The single verse that simultaneously refutes the Christian doctrine of the Son of God, the polytheist genealogies of gods, and any theology that places Allah in a parent-child relationship.

Bring it into today

Verse 3 protects against a subtle modern error: anthropomorphizing Allah.

It is easy to imagine Allah as a bigger, better version of a human. A King who needs ministers. A Father who has children. A Lord who experiences time. A Creator who needs raw materials.

The verse forbids the entire mode. He does not function the way creatures do. He does not beget; He does not have offspring; He does not derive from a prior cause; He is not in time.

A practical implication: when you find your understanding of Allah getting too anthropomorphic (imagining Him as you would imagine a powerful human), recite this verse. Lam yalid wa lam yulad. The verse is a reset. He is not in the categories you are using. He is Ahad, uniquely one, with nothing like Him.

The corrective is not to abandon talking about Allah. The Quran talks about Allah constantly. The corrective is to remember that every name, every attribute, every description in the Quran refers to a being that is, at root, not like the creatures the same words are sometimes applied to. Lam yalid maintains the gap.

A reflection to carry

Six words in Arabic. Lam yalid wa lam yulad. He did not give birth, and was not born. Ibn Kathir cites the asbab al-nuzul: at the time of revelation, the Jews said 'Uzayr is the son of God,' the Christians said 'the Messiah is the son of God,' the Zoroastrians worshipped sun-and-moon as a divine pair, the Arabian polytheists had genealogies for their gods. The verse refutes all of them in one sentence. Mujahid's gloss: He has no spouse, therefore no offspring. Bukhari preserves the hadith qudsi: 'The son of Adam abused Me by saying I have a son.
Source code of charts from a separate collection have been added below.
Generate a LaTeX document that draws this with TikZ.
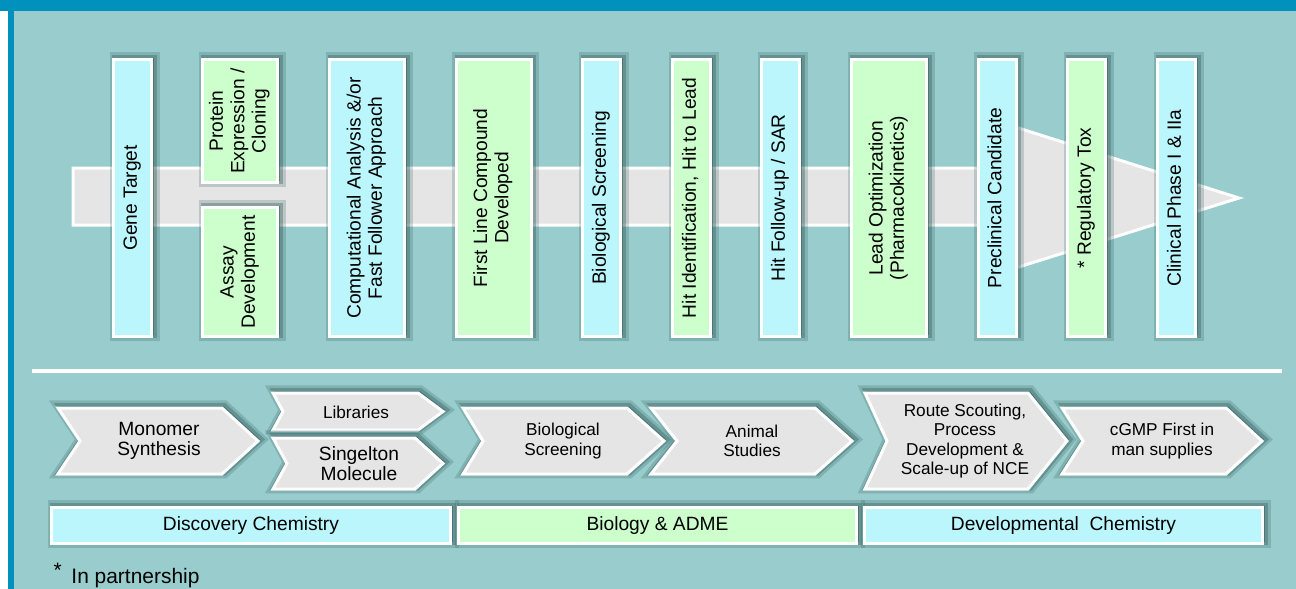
\documentclass[tikz,border=0pt]{standalone}
\usepackage{fontspec}
\setmainfont{Liberation Sans}
\usepackage{graphicx}
\usetikzlibrary{shadows}

\definecolor{topblue}{HTML}{0092BC}
\definecolor{panelteal}{HTML}{99CCCC}
\definecolor{boxcyan}{HTML}{BBF6FD}
\definecolor{boxgreen}{HTML}{CCFFCC}
\definecolor{bandgray}{HTML}{E5E5E5}
\definecolor{shadowteal}{HTML}{2F5858}

\newcommand{\vlabel}[1]{\rotatebox{90}{\begin{tabular}{@{}c@{}}#1\end{tabular}}}

\tikzset{every picture/.style={line width=0.75pt}}
\tikzset{
  softshadow/.style={
    general shadow={shadow xshift=1.5pt,shadow yshift=1.2pt,fill=shadowteal,draw=shadowteal,line width=9pt,opacity=0.22},
    general shadow={shadow xshift=1.5pt,shadow yshift=1.2pt,fill=shadowteal,draw=shadowteal,line width=5pt,opacity=0.35}},
  stage/.style={draw=white,line width=2.25pt,inner sep=0pt,softshadow,font=\fontsize{14.4}{16}\selectfont},
  narrowstage/.style={stage,minimum width=28.5pt,minimum height=207.75pt},
  widestage/.style={stage,minimum width=56.25pt,minimum height=207.75pt},
  chevron/.style={draw=white,line width=2.25pt,fill=bandgray,softshadow},
  chevtext/.style={align=center,inner sep=0.75pt,font=\fontsize{12.9}{14.4}\selectfont},
  bigchevtext/.style={align=center,inner sep=0.75pt,font=\fontsize{14.4}{15}\selectfont},
  area/.style={stage,minimum height=27pt}
}

\begin{document}
\begin{tikzpicture}[x=0.75pt,y=0.75pt,yscale=-1,xscale=1]
\useasboundingbox (0,0) rectangle (1296,589);

%Shape: Rectangle [background]
\fill[white] (0,0) rectangle (1296,589);
\fill[panelteal] (14,11) rectangle (1296,589);
\fill[topblue] (0,0) rectangle (1296,11);
\fill[topblue] (8,0) rectangle (14,589);

%Shape: Arrow [pipeline]
\draw[draw=white,line width=2.25pt,fill=bandgray] (73,168) -- (990,168) -- (990,119) -- (1239,198) -- (990,276) -- (990,225) -- (73,225) -- cycle ;

% Stage Nodes
\node[narrowstage,fill=boxcyan] (gene) at (132.5,198) {\vlabel{Gene Target}};
\node[stage,fill=boxgreen,minimum width=56.25pt,minimum height=92.25pt] (protein) at (240,121) {\vlabel{Protein\\Expression /\\Cloning}};
\node[stage,fill=boxgreen,minimum width=56.25pt,minimum height=96.75pt] (assay) at (240,272) {\vlabel{Assay\\Development}};
\node[widestage,fill=boxcyan] (computational) at (367,198) {\vlabel{Computational Analysis \&/or\\Fast Follower Approach}};
\node[widestage,fill=boxgreen] (firstline) at (493.5,198) {\vlabel{First Line Compound\\Developed}};
\node[narrowstage,fill=boxcyan] (bioscreen) at (601.5,198) {\vlabel{Biological Screening}};
\node[narrowstage,fill=boxgreen] (hitid) at (691.5,198) {\vlabel{Hit Identification, Hit to Lead}};
\node[narrowstage,fill=boxcyan] (hitfollow) at (780.5,198) {\vlabel{Hit Follow-up / SAR}};
\node[widestage,fill=boxgreen] (leadopt) at (889,198) {\vlabel{Lead Optimization\\(Pharmacokinetics)}};
\node[narrowstage,fill=boxcyan] (preclinical) at (997,198) {\vlabel{Preclinical Candidate}};
\node[narrowstage,fill=boxgreen] (regtox) at (1086.5,198) {\vlabel{* Regulatory Tox}};
\node[narrowstage,fill=boxcyan] (clinical) at (1176.5,198) {\vlabel{Clinical Phase I \& IIa}};

%Straight Lines [separator]
\draw[white,line width=3pt] (32,370.5) -- (1282,370.5) ;

%Shape: Chevron [monomer]
\draw[chevron] (58,408) -- (222,408) -- (258,441) -- (222,474) -- (58,474) -- (80,441) -- cycle ;
%Shape: Chevron [libraries]
\draw[chevron] (273,393) -- (418,393) -- (443,411.5) -- (418,430) -- (273,430) -- (283,411.5) -- cycle ;
%Shape: Chevron [singelton]
\draw[chevron] (273,438) -- (415,438) -- (443,463.5) -- (415,489) -- (273,489) -- (287,463.5) -- cycle ;
%Shape: Chevron [screening]
\draw[chevron] (463,408) -- (627,408) -- (664,441) -- (627,474) -- (463,474) -- (483,441) -- cycle ;
%Shape: Chevron [animal]
\draw[chevron] (651,408) -- (815,408) -- (852,441) -- (815,474) -- (651,474) -- (677,441) -- cycle ;
%Shape: Chevron [route]
\draw[chevron] (865,393) -- (1028,393) -- (1067,441) -- (1028,489) -- (865,489) -- (887,441) -- cycle ;
%Shape: Chevron [cgmp]
\draw[chevron] (1062,408) -- (1226,408) -- (1262,441) -- (1226,474) -- (1062,474) -- (1083,441) -- cycle ;

% Text Node
\node[bigchevtext] (monomer) at (159,441) {Monomer\\Synthesis};
% Text Node
\node[chevtext] (libraries) at (356,412) {Libraries};
% Text Node
\node[bigchevtext] (singelton) at (359,464) {Singelton\\Molecule};
% Text Node
\node[chevtext] (screening) at (563,441) {Biological\\Screening};
% Text Node
\node[chevtext] (animal) at (752,441) {Animal\\Studies};
% Text Node
\node[chevtext] (route) at (965,441) {Route Scouting,\\Process\\Development \&\\Scale-up of NCE};
% Text Node
\node[chevtext] (cgmp) at (1162,441) {cGMP First in\\man supplies};

% Area Nodes
\node[area,fill=boxcyan,minimum width=299.25pt] (discovery) at (251,525.5) {Discovery Chemistry};
\node[area,fill=boxgreen,minimum width=298.5pt] (biology) at (657.5,525.5) {Biology \& ADME};
\node[area,fill=boxcyan,minimum width=298.5pt] (developmental) at (1063.5,525.5) {Developmental\ \ Chemistry};

% Text Node
\node[anchor=base west,inner sep=0pt,font=\fontsize{15.7}{18}\selectfont] (note) at (53,583) {\raisebox{4pt}{*}\hspace{3pt} In partnership};

\end{tikzpicture}
\end{document}
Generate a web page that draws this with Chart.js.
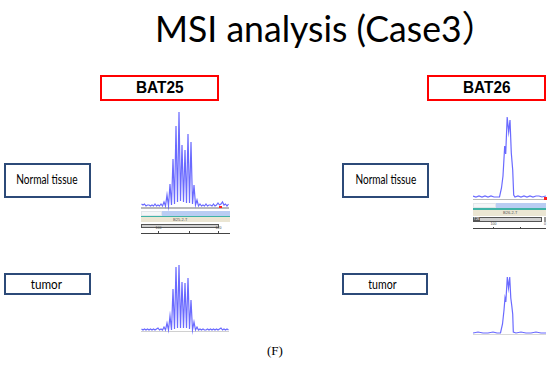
<!DOCTYPE html>
<html><head><meta charset="utf-8">
<script src="https://cdn.jsdelivr.net/npm/chart.js@4.4.1/dist/chart.umd.min.js"></script>
<style>
html,body{margin:0;padding:0;background:#fff;}
#stage{position:relative;width:550px;height:372px;overflow:hidden;font-family:Lato,"Open Sans",sans-serif;color:#000;}
.box{position:absolute;box-sizing:border-box;}
.txt{position:absolute;white-space:nowrap;line-height:1;transform-origin:center center;}
.rect{position:absolute;box-sizing:border-box;}
canvas{position:absolute;}
</style></head><body><div id="stage"></div>
<script>
// ---------- DATA ----------
const titleText = "MSI analysis (Case3\uFF09";
const markerNames = ["BAT25", "BAT26"];
const sampleNames = ["Normal tissue", "tumor"];
const figureLabel = "(F)";
const bat25Labels = ["B25-2-T", "100", "120"];
const bat26Labels = ["B26-2-T", "T26", "100", "0"];

// BAT25: fragment size (bp) and signal (relative units)
const bat25Size = [94.5,95,95.5,96,96.5,97,97.5,98,98.5,99,99.5,100,100.5,101,101.5,102,102.5,103,103.5,104,104.5,105,105.5,106,106.5,107,107.5,108,108.5,109,109.5,110,110.5,111,111.5,112,112.5,113,113.5,114,114.5,115,115.5,116,116.5,117,117.5,118,118.5,119,119.5,120,120.5,121,121.5,122,122.5,123,123.5];
const bat25Normal = [3,2,3,1,2,2,1,2,1,3,1,2,1,3,1,5,1,12,1,23,2,48,3,81,5,95,6,62,5,57,4,73,4,65,3,22,2,7,1,3,1,2,1,3,1,2,2,1,3,1,2,4,2,3,5,2,3,1,3];
const bat25Tumor  = [2,1,2,1,2,1,2,1,2,1,2,3,1,2,1,4,1,8,1,15,1,42,2,64,3,66,3,49,3,48,3,53,2,31,1,9,1,4,1,2,1,2,1,1,2,1,2,1,2,1,2,1,2,3,1,2,1,2,1];

// BAT26: fragment size (bp) and signal (relative units)
const bat26NormalSize = [93.33,94.33,95.33,96.33,97.33,98.33,99.33,100.33,101.33,102.17,102.83,103.33,103.9,104.23,104.73,105.23,105.67,106.1,106.57,106.9,107.33,108.33,109.33,110.33,111.33,112.33,113.33,114.33,115.33,116.33,117.67];
const bat26Normal     = [2,1,2,1,2,1,2,1,1,1,10,22,52,44,81,66,78,45,28,3,1,2,1,2,1,2,1,2,2,1,2];
const bat26TumorSize  = [93.33,95,96.67,98.33,100,101.33,102.5,103.17,103.67,104,104.27,104.77,105.17,105.57,105.93,106.27,106.57,106.77,107.67,109.33,111,112.67,114.33,116,117.67];
const bat26Tumor      = [1,2,1,1,2,1,1,10,24,36,32,57,46,57,36,28,20,2,1,2,1,1,2,1,1];

// ---------- LAYOUT HELPERS ----------
const stage = document.getElementById('stage');
function rect(l, t, w, h, css) {
  const d = document.createElement('div');
  d.className = 'rect';
  d.style.left = l + 'px'; d.style.top = t + 'px';
  d.style.width = w + 'px'; d.style.height = h + 'px';
  Object.assign(d.style, css || {});
  stage.appendChild(d);
  return d;
}
function text(str, cx, cy, size, width, css) {
  const s = document.createElement('span');
  s.className = 'txt';
  s.textContent = str;
  s.style.fontSize = size + 'px';
  Object.assign(s.style, css || {});
  stage.appendChild(s);
  const w = s.offsetWidth, h = s.offsetHeight;
  const sx = width ? width / w : 1;
  s.style.left = (cx - w / 2) + 'px';
  s.style.top = (cy - h / 2) + 'px';
  s.style.transform = 'scaleX(' + sx + ')';
  return s;
}
function trace(left, right, base, xs, ys, xMin, xMax) {
  const c = document.createElement('canvas');
  const w = right - left, h = 104;
  c.width = w; c.height = h;
  c.style.width = w + 'px'; c.style.height = h + 'px';
  c.style.left = left + 'px'; c.style.top = (base - 100) + 'px';
  stage.appendChild(c);
  new Chart(c, {
    type: 'line',
    data: { datasets: [{ data: xs.map((x, i) => ({ x: x, y: ys[i] })),
      borderColor: 'rgba(80,80,255,0.85)', borderWidth: 1.2, pointRadius: 0, tension: 0, fill: false }] },
    options: {
      responsive: false, animation: false, devicePixelRatio: 1, events: [],
      layout: { padding: 0 },
      plugins: { legend: { display: false }, tooltip: { enabled: false } },
      scales: {
        x: { type: 'linear', display: false, min: xMin, max: xMax },
        y: { display: false, min: -4, max: 100 }
      }
    }
  });
}

// ---------- TITLE ----------
text(titleText, 326, 28, 36, 342, { fontFamily: 'Lato, "Noto Sans CJK JP", sans-serif' });

// ---------- MARKER BOXES ----------
rect(100, 75, 119, 26, { border: '2px solid #ff0000' });
text(markerNames[0], 159.5, 88, 16, 48, { fontFamily: '"Liberation Sans", Arial, sans-serif', fontWeight: 'bold' });
rect(427, 75, 119, 26, { border: '2px solid #ff0000' });
text(markerNames[1], 486.5, 88, 16, 48, { fontFamily: '"Liberation Sans", Arial, sans-serif', fontWeight: 'bold' });

// ---------- SAMPLE BOXES ----------
const navy = '2px solid #2c4a78';
rect(3.5, 163, 87, 35, { border: navy });
text(sampleNames[0], 46.5, 180.5, 12.5, 61.5);
rect(341.5, 163, 87.5, 35, { border: navy });
text(sampleNames[0], 385.5, 180.5, 12.5, 61);
rect(3.5, 273, 87, 22, { border: navy });
text(sampleNames[1], 46.7, 284, 13, 31.5);
rect(341.5, 273, 86.5, 22, { border: navy });
text(sampleNames[1], 382.5, 284, 13, 28.5);

// ---------- BAT25 normal annotation ----------
rect(141, 207.3, 88, 1.4, { background: '#b8b8b8' });
rect(141, 211, 21, 5, { background: '#f4f6f8', border: '1px solid #e2e6ea' });
rect(162, 211, 68, 5, { background: '#b9cdf3' });
rect(141, 216, 89, 1.3, { background: '#3fb3a6' });
rect(141, 217.3, 89, 5.2, { background: '#ebe6d3' });
text(bat25Labels[0], 180, 220, 4, null, { fontFamily: 'sans-serif', color: '#555' });
rect(141, 224, 78, 3.6, { background: '#cfcfcf', border: '1px solid #555' });
rect(141, 232.5, 89, 1, { background: '#444' });
rect(158, 231, 1, 2, { background: '#444' });
rect(189, 231, 1, 2, { background: '#444' });
rect(218, 231, 1, 2, { background: '#444' });
text(bat25Labels[1], 158.5, 229, 3.5, null, { fontFamily: 'sans-serif', color: '#444' });
text(bat25Labels[2], 218.5, 229, 3.5, null, { fontFamily: 'sans-serif', color: '#444' });
rect(219, 205.5, 2.5, 2.5, { background: '#ff2020' });
// BAT25 tumor baseline
rect(141, 331.3, 88, 1.2, { background: '#d0d0d0' });

// ---------- BAT26 normal annotation ----------
rect(473, 198.6, 73, 1.3, { background: '#b8b8b8' });
rect(473, 203, 23, 5.3, { background: '#f4f6f8', border: '1px solid #e2e6ea' });
rect(496, 203, 50, 5.3, { background: '#b9cdf3' });
rect(473, 208.3, 73, 1.3, { background: '#3fb3a6' });
rect(473, 209.6, 73, 6, { background: '#ebe6d3' });
text(bat26Labels[0], 510, 212.6, 4, null, { fontFamily: 'sans-serif', color: '#555' });
rect(473, 217.3, 69, 4.7, { background: '#cfcfcf', border: '1px solid #555' });
rect(473, 217.3, 7, 4.7, { background: '#555' });
text(bat26Labels[1], 476.5, 219.7, 3.5, null, { fontFamily: 'sans-serif', color: '#fff' });
rect(544, 217.3, 2, 4.7, { background: '#999' });
rect(473, 228.3, 73, 1, { background: '#444' });
rect(493, 226.8, 1, 2, { background: '#444' });
rect(520, 226.8, 1, 2, { background: '#444' });
text(bat26Labels[2], 493.5, 225, 3.5, null, { fontFamily: 'sans-serif', color: '#444' });
text(bat26Labels[3], 545, 225, 3.5, null, { fontFamily: 'sans-serif', color: '#444' });
rect(543.5, 197.3, 3, 2.5, { background: '#ff2020' });
rect(473, 334.3, 73, 1.1, { background: '#d8d8d8' });

// ---------- TRACES ----------
trace(141, 229, 207, bat25Size, bat25Normal, 94.33, 123.67);
trace(141, 229, 331, bat25Size, bat25Tumor, 94.33, 123.67);
trace(473, 546, 198.3, bat26NormalSize, bat26Normal, 93.33, 117.67);
trace(473, 546, 334, bat26TumorSize, bat26Tumor, 93.33, 117.67);

// ---------- FIGURE LABEL ----------
text(figureLabel, 275, 350, 13, null, { fontFamily: '"Liberation Serif", "Times New Roman", serif' });
</script></body></html>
But I am the One, the Self-Sufficient - I do not give birth, nor was I born.'

Read the longer reflection

Verse 3 of Surah al-Ikhlas refutes a category of theological error that was, at the time of revelation, nearly universal. Almost every religion in seventh-century Arabia placed its principal deities into family relationships:

- The Jews of Madinah, in some communities, called 'Uzayr (Ezra) the son of God (per 9:30).
- The Christians of Najran called the Messiah ('Isa, Jesus) the son of God.

- The Zoroastrians worshipped the sun and moon as a divine pair, sometimes with offspring deities.

- The Arabian polytheists at the Ka'bah had genealogies for their idols (al-Lat, al-'Uzza, Manat were called the daughters of Allah - see 53:19-22).

The verse refutes all of these in six words.

Lam yalid - He did not give birth, did not produce, did not father.
Wa lam yulad - and was not born, was not produced, was not fathered.

Ibn Kathir gives the theological explanation: 'He has no child, parent, or spouse.' Mujahid's gloss adds the next step: 'He has no spouse,' which is why He has no offspring; the absence of a partner makes the absence of children definitional.

Bukhari records the hadith qudsi via Abu Hurayrah: 'The Son of Adam denied Me and abused Me, and he had no right to do so. As for his denial of Me: it is his saying ''He will never re-create me as He created me before.'' But the re-creation of him is easier than his original creation. As for his abuse of Me: it is his saying ''Allah has taken a son.'' But I am the One, the Self-Sufficient. I do not give birth, nor was I born, and there is none comparable to Me.'

This hadith qudsi quotes verse 3 verbatim as Allah's own response to the abuse of being attributed children. The verse is, in this hadith's framing, Allah Himself answering the polytheists in His own words.

The verse also refutes a metaphysical mistake. To beget (yalid) is to bring forth something of one's own substance; to be begotten (yulad) is to derive one's substance from another. Both involve continuity through cause-and-effect, time-bound origination, dependency on prior causes. Allah is none of these. He is not produced and does not produce in the way that creatures do. The verse forbids attributing to Him the creature-pattern of generative reproduction.